BACKGROUND
Long Wharf Theatre’s Global Health & the Arts Initiative is built on the premise that scientists and artists have something to say to each other, bringing them together to examine a pressing global health issue of our time. Conceived and led by David Scheer, along with an annual Co-Chair who is a well known thought-leader in the particular scientific field being addressed, Global Health & the Arts brings together leaders from the worlds of academia, scientific research, the pharmaceutical industry, patient care, and the arts to take part in a two day-long exploration of the disease, through panels, lectures, artistic presentations, and open discussion. In just a few short years, Long Wharf Theatre’s Global Health & the Arts initiative has established an international reputation, in both the scientific and artistic communities, for its uniquely enlightening and inter-disciplinary approach.
The Global Health & the Arts initiative was launched in 2009 with an exploration of HIV/AIDS, followed by Alzheimer’s Disease in 2010, Cancer in 2011, and Mental Illness in 2012. This year's event will focus on Obesity.
The Global Health & the Arts initiative, through exploration of the scientific and human aspects of mental illness, inspires participants to look beyond the disease’s ravaging effects to the incredible progress being made in understanding and treating mental illness of all kinds. Throughout the day, leading scientific minds, influential thinkers, and renowned artists all share in a level of creative and innovative thinking that fosters our understanding of illness as part of the human condition and inspires the quest for medical treatments and cures.
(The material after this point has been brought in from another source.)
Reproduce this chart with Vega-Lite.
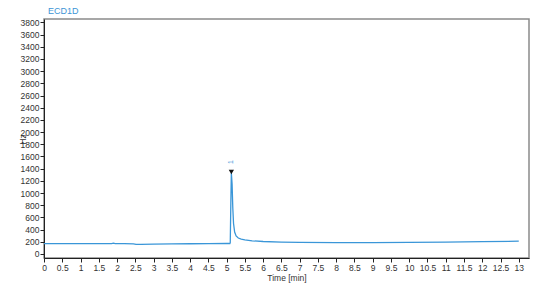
{
  "$schema": "https://vega.github.io/schema/vega-lite/v6.json",
  "autosize": "none",
  "width": 485,
  "height": 239,
  "padding": {"left": 44, "top": 19, "right": 25, "bottom": 31},
  "background": "white",
  "config": {
    "font": "Liberation Sans",
    "view": {"stroke": "#8a8a8a", "strokeWidth": 1.5},
    "axis": {"domainColor": "#222", "tickColor": "#222", "labelColor": "#333", "labelFontSize": 8.5, "titleFontSize": 8.5, "titleFontWeight": "normal", "titleColor": "#333", "grid": false, "tickSize": 4, "labelPadding": 1}
  },
  "title": {"text": "ECD1D", "anchor": "start", "frame": "group", "fontSize": 9, "fontWeight": "normal", "color": "#3d95d6", "dx": 4, "offset": 2},
  "datasets": {
    "trace": [
      {"t": 0, "v": 170}, {"t": 0.5, "v": 170}, {"t": 1, "v": 170}, {"t": 1.5, "v": 170},
      {"t": 1.85, "v": 171}, {"t": 1.9, "v": 179}, {"t": 1.95, "v": 170}, {"t": 2.2, "v": 169},
      {"t": 2.45, "v": 167}, {"t": 2.52, "v": 157}, {"t": 2.65, "v": 158}, {"t": 3, "v": 162},
      {"t": 3.5, "v": 165}, {"t": 4, "v": 168}, {"t": 4.5, "v": 170}, {"t": 5, "v": 172},
      {"t": 5.09, "v": 172}, {"t": 5.1, "v": 185}, {"t": 5.115, "v": 800}, {"t": 5.13, "v": 1330},
      {"t": 5.15, "v": 1150}, {"t": 5.17, "v": 750}, {"t": 5.19, "v": 500}, {"t": 5.22, "v": 360},
      {"t": 5.26, "v": 295}, {"t": 5.32, "v": 262}, {"t": 5.4, "v": 245}, {"t": 5.5, "v": 232},
      {"t": 5.7, "v": 216}, {"t": 6, "v": 205}, {"t": 6.5, "v": 196}, {"t": 7, "v": 190},
      {"t": 8, "v": 186}, {"t": 9, "v": 186}, {"t": 10, "v": 189}, {"t": 11, "v": 195},
      {"t": 12, "v": 203}, {"t": 13, "v": 210}
    ],
    "peaks": [{"t": 5.13, "v": 1330, "label": "1"}]
  },
  "encoding": {
    "x": {"field": "t", "type": "quantitative", "scale": {"domain": [0, 13.28], "nice": false, "zero": false},
          "axis": {"values": [0,0.5,1,1.5,2,2.5,3,3.5,4,4.5,5,5.5,6,6.5,7,7.5,8,8.5,9,9.5,10,10.5,11,11.5,12,12.5,13], "format": "~g", "title": "Time [min]", "titlePadding": 2, "labelFlush": false, "labelOverlap": false}},
    "y": {"field": "v", "type": "quantitative", "scale": {"domain": [-66, 3856], "nice": false, "zero": false},
          "axis": {"values": [0,200,400,600,800,1000,1200,1400,1600,1800,2000,2200,2400,2600,2800,3000,3200,3400,3600,3800], "format": "d", "title": "Hz", "titleX": -22, "titleY": 120, "titleAngle": 270, "titleAlign": "center", "titleBaseline": "middle", "labelOverlap": false, "labelFlush": false}}
  },
  "layer": [
    {
      "data": {"name": "trace"},
      "mark": {"type": "line", "color": "#3a96d8", "strokeWidth": 1.3, "clip": true}
    },
    {
      "data": {"name": "peaks"},
      "mark": {"type": "point", "shape": "triangle-down", "filled": true, "color": "#111", "size": 28, "yOffset": -1, "opacity": 1}
    },
    {
      "data": {"name": "peaks"},
      "mark": {"type": "text", "color": "#3a96d8", "fontSize": 7, "angle": 270, "yOffset": -11},
      "encoding": {"text": {"field": "label"}}
    }
  ]
}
Global Health & the Arts has, from the start, attracted participants from the highest levels of academia, industry, and the arts to explore common and not-so-common themes of identifying fundamental, unmet public and global health needs, and defining paths for solving these problems from personal accounts of case studies, through to perspectives of how solutions can be achieved through vibrant, creative, entrepreneurial minds willing to tackle profoundly difficult challenges. Woven into the discussion is an evaluation of the impact of these unmet needs not only in the developed world, but also among those afflicted and impacted in the developing world. We have had high profile speakers from both domains interacting in a unique venue.